A follow-on project could explore these two challenges and their possible solutions in greater depth.

Scaling Federation

This project connected just three systems - timeld, PreJournal and Tiki - in a federation. Limiting it to a small number was an appropriate choice, since it freed us to focus on the fundamental questions of federation, such as what it actually represents in contrast to conventional system integration, the immediate challenges arising, and the foreseeable consequences, both positive and negative.

While this bounded scope proved helpful in enabling us to focus on these higher-priority considerations, they also limited the extent to which federation could be shown to be scalable. A much larger number of federated systems is needed, in order to identify and explore the constraints that such an arrangement might encounter. For instance, although federated systems are intended to retransmit data on behalf of others in the federation, to yield the benefit of reducing the number of point-to-point connections required, this can only be tested in practice with more systems participating. The number of bidirectional connections ('push' and 'pull') required between n systems in a pure mesh is n(n-1) - in a federation of 3, this is just 6, but in one of 12, it is 132, representing disproportionately greater complexity. Thus the prospect of reducing that complexity becomes increasingly appealing at scale.

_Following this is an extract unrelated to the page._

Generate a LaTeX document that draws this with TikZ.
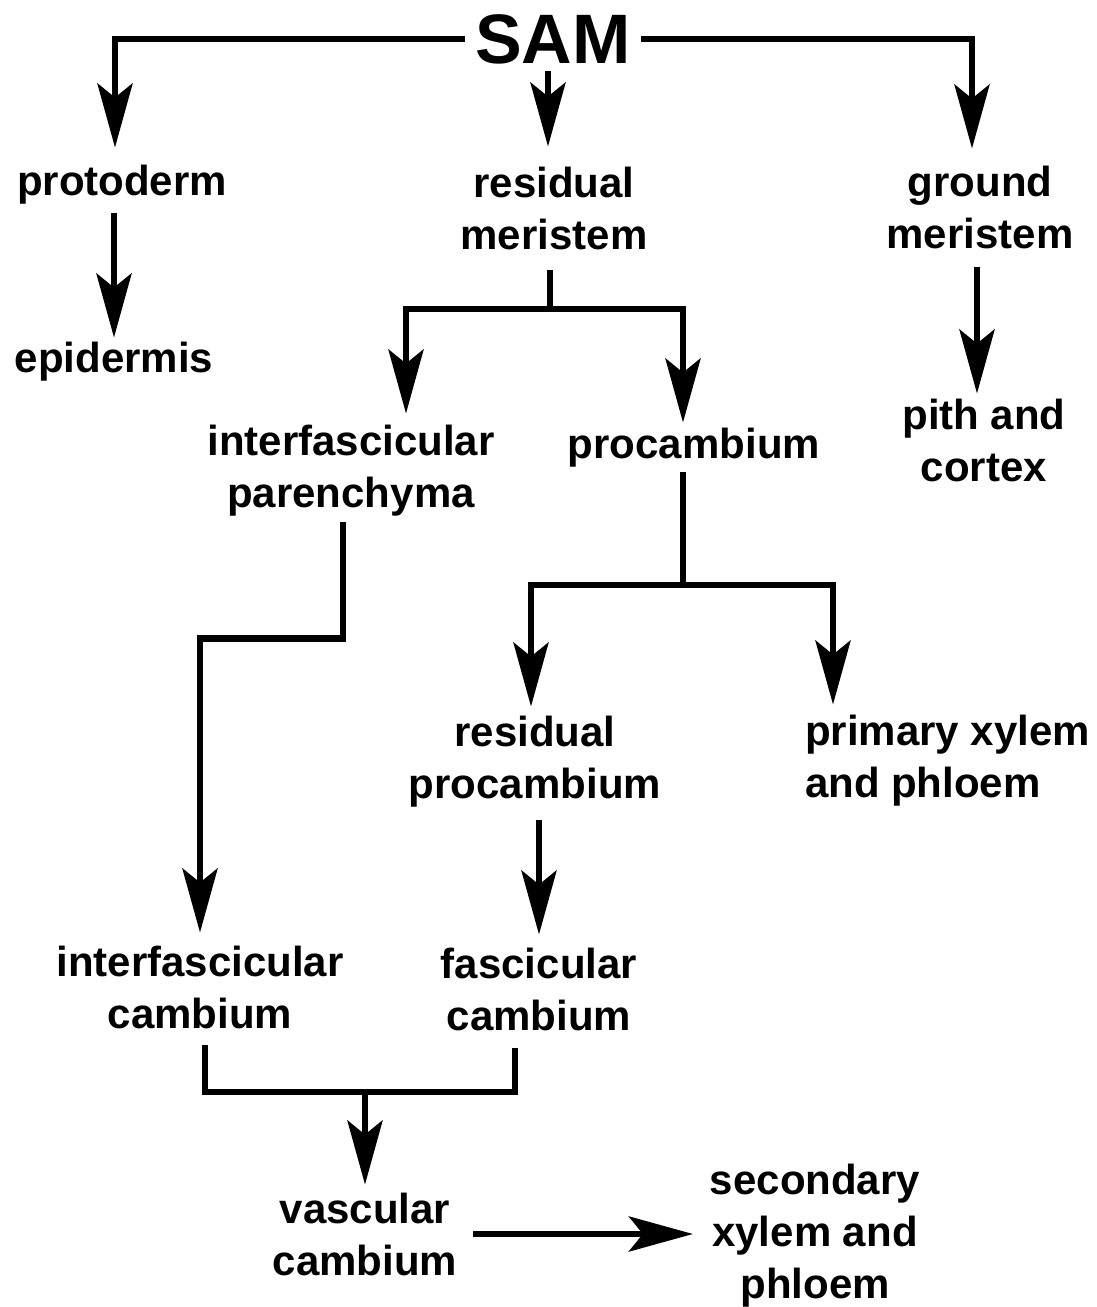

An idea raised during the project was to separate a larger federation into 'zones' of a smaller number of systems communicating among themselves, with a designated node responsible for communicating with the other zones in the federation on behalf of the other members of its zone, via counterpart designated nodes for those zones - in other words, acting as a proxy not only for non-federated systems with which they are integrated, but also for other federation members. In a federation of n nodes divided into z zones of m nodes in each, this would reduce the number of connections required to z * m(m-1) + z(z-1). In our example of 12 nodes overall, divided into 4 zones of 3 nodes each, this turns out at just 36 - a significant simplification.

Learnings - Governance

As a loose collaboration between ~11 individuals in four separate organisations, the project took longer than expected to make meaningful progress. Although there was reasonably good philosophical alignment among the parties (founded in a desire to improve the experience of exchanging standard commercial documents between organisations), it did suffer from a lack of overall governance. The person charged with coordinating the project left early on, and was not formally replaced, leading to the endeavour losing its direction for a time, which slowed it up. Latterly, the joint realisation that outcomes needed to be demonstrable to qualify for funding payments led to a more proactive stance on the part of the consortium members, which got things moving again, but this could have been achieved a lot earlier with a more joined-up approach.

The learning from this: ensure that proposals for collaborative projects by consortia of two or more organisations have funding explicitly requested for technical project management resources. This will ensure not only that the project remains on track, but also that a single party has both the responsibility and the incentive to ensure that.